Entry Level:  No Previous Experience Necessary -  Today, a job ad like that would probably be a scam.  It's difficult to  land an entry level job at a top company if you have no experience. For communication graduates it means having a good idea of what you want to do before you graduate, and getting good internships under your belt before you hit the job market.

For companies, especially PR firms, hiring a good intern is like finding a pot of gold.  But after a high profile lawsuit, the Dept. of Labor took a closer look at internship abuses.  Last year, the Fair Labor Standard Act included some guidelines that we all should know about. Basically,  an internship has to benefit the intern not the employer.  These are the determining factors considered:

  1. The extent to which the intern and the employer clearly understand that there is no expectation of compensation. Any promise of compensation, express or implied, suggests that the intern is an employee—and vice versa. 
  2. The extent to which the internship provides training that would be similar to that which would be given in an educational environment, including the clinical and other hands-on training provided by educational institutions. 
  3. The extent to which the internship is tied to the intern’s formal education program by integrated coursework or the receipt of academic credit. 
  4. The extent to which the internship accommodates the intern’s academic commitments by corresponding to the academic calendar. 
  5. The extent to which the internship’s duration is limited to the period in which the internship provides the intern with beneficial learning. 
  6.  The extent to which the intern’s work complements, rather than displaces, the work of paid employees while providing significant educational benefits to the intern. 
  7. The extent to which the intern and the employer understand that the internship is conducted without entitlement to a paid job at the conclusion of the internship.

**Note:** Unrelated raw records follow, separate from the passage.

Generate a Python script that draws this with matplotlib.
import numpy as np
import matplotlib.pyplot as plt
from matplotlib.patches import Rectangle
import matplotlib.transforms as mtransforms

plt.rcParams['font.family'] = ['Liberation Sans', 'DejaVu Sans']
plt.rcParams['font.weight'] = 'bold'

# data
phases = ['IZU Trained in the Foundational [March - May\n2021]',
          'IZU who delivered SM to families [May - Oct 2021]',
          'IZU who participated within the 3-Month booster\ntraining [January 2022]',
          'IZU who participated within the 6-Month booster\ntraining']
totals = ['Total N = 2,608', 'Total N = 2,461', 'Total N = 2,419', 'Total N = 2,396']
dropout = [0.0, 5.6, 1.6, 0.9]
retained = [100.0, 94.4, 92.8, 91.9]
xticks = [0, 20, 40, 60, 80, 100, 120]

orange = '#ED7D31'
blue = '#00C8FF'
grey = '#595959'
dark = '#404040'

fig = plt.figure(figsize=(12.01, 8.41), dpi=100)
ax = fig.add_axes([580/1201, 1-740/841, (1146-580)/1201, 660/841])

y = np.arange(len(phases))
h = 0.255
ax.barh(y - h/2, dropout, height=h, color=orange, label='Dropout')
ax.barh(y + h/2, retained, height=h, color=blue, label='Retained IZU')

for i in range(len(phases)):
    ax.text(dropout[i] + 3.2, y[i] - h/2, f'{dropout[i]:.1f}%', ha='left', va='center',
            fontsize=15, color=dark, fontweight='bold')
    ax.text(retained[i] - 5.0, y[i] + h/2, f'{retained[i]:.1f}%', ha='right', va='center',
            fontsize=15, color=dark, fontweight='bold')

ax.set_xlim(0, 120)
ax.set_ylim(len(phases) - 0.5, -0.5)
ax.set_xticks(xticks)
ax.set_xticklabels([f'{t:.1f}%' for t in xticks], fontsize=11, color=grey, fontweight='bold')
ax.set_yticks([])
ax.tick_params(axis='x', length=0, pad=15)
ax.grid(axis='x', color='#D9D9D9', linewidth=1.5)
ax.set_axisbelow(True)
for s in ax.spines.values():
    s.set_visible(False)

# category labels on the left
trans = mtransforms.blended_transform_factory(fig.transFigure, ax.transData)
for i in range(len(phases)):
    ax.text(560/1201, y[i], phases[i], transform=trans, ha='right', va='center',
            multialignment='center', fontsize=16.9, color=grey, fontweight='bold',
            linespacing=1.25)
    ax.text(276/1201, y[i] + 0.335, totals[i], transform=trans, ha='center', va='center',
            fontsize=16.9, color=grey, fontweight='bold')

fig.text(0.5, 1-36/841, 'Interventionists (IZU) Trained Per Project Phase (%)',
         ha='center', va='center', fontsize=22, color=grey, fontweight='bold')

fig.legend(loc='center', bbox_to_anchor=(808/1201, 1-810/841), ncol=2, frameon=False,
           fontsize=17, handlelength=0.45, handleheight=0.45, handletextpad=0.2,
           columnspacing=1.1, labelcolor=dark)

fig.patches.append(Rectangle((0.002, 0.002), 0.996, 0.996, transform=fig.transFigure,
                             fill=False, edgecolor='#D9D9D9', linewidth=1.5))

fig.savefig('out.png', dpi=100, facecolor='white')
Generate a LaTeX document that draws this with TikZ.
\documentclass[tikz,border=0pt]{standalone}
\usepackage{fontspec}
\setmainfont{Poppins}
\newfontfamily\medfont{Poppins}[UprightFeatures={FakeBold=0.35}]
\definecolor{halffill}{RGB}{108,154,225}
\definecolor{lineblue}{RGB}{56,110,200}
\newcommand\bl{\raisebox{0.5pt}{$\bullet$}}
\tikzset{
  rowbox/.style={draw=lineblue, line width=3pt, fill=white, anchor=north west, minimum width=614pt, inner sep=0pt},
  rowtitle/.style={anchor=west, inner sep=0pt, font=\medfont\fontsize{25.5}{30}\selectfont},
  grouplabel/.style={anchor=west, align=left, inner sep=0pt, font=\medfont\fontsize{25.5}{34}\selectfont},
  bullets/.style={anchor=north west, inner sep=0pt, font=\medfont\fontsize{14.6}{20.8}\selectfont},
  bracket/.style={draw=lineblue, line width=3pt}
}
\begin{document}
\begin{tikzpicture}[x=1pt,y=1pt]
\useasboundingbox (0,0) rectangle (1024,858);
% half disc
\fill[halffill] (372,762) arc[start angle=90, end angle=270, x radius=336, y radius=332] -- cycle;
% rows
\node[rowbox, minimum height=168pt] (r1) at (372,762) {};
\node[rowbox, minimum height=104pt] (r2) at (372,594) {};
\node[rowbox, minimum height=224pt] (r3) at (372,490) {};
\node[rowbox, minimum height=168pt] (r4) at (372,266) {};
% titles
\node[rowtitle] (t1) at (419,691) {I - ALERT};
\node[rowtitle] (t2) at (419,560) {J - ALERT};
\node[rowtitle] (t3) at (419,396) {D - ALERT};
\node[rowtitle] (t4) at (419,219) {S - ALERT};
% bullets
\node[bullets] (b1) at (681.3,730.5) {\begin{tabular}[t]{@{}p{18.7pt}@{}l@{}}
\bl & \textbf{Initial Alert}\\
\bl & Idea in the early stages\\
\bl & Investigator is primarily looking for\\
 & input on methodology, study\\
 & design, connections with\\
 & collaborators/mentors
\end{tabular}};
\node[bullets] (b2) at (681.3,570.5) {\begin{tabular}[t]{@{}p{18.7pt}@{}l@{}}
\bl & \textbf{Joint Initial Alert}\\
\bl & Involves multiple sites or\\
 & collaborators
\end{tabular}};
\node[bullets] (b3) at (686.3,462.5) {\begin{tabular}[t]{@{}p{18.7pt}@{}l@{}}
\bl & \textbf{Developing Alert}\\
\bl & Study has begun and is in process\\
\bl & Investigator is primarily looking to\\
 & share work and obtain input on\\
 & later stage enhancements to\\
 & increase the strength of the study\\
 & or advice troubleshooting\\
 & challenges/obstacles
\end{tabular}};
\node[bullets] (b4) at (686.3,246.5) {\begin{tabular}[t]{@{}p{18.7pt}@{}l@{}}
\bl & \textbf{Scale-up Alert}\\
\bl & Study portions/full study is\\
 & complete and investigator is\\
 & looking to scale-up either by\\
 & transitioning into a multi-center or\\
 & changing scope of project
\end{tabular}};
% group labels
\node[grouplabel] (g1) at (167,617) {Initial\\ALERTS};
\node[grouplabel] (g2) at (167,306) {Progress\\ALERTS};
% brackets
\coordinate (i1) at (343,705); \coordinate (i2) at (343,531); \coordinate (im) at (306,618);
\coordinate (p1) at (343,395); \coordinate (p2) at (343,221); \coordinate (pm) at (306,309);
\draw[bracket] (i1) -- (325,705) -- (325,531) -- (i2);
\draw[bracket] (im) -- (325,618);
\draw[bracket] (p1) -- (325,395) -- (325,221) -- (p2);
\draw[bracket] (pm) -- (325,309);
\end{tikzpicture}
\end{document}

The question I would ask the internship director at a PR firm or communications department is:  Are you offering your intern "hands on training" (similar to an educational environment) or just giving them the grunt work so you don't have to pay someone else to do it?

Many young people graduate with no sense of the 'real world' and have little idea of how to apply what they've learned on the job.  I believe that a smart intern will learn no matter what they are given do.  They should be soaking in all that's going on around them.  Observing the relationships, listening carefully to how things get done,  recognizing the application of what they have learned.  There is so much to learn, even in a poorly managed environment.  Nonetheless, the employer should keep in mind the legal requirements which clearly focus on the intern's benefit.

Companies should also make sure to check state laws.  California follows the federal guidelines given above but NY State has expanded on the federal criteria and added some more!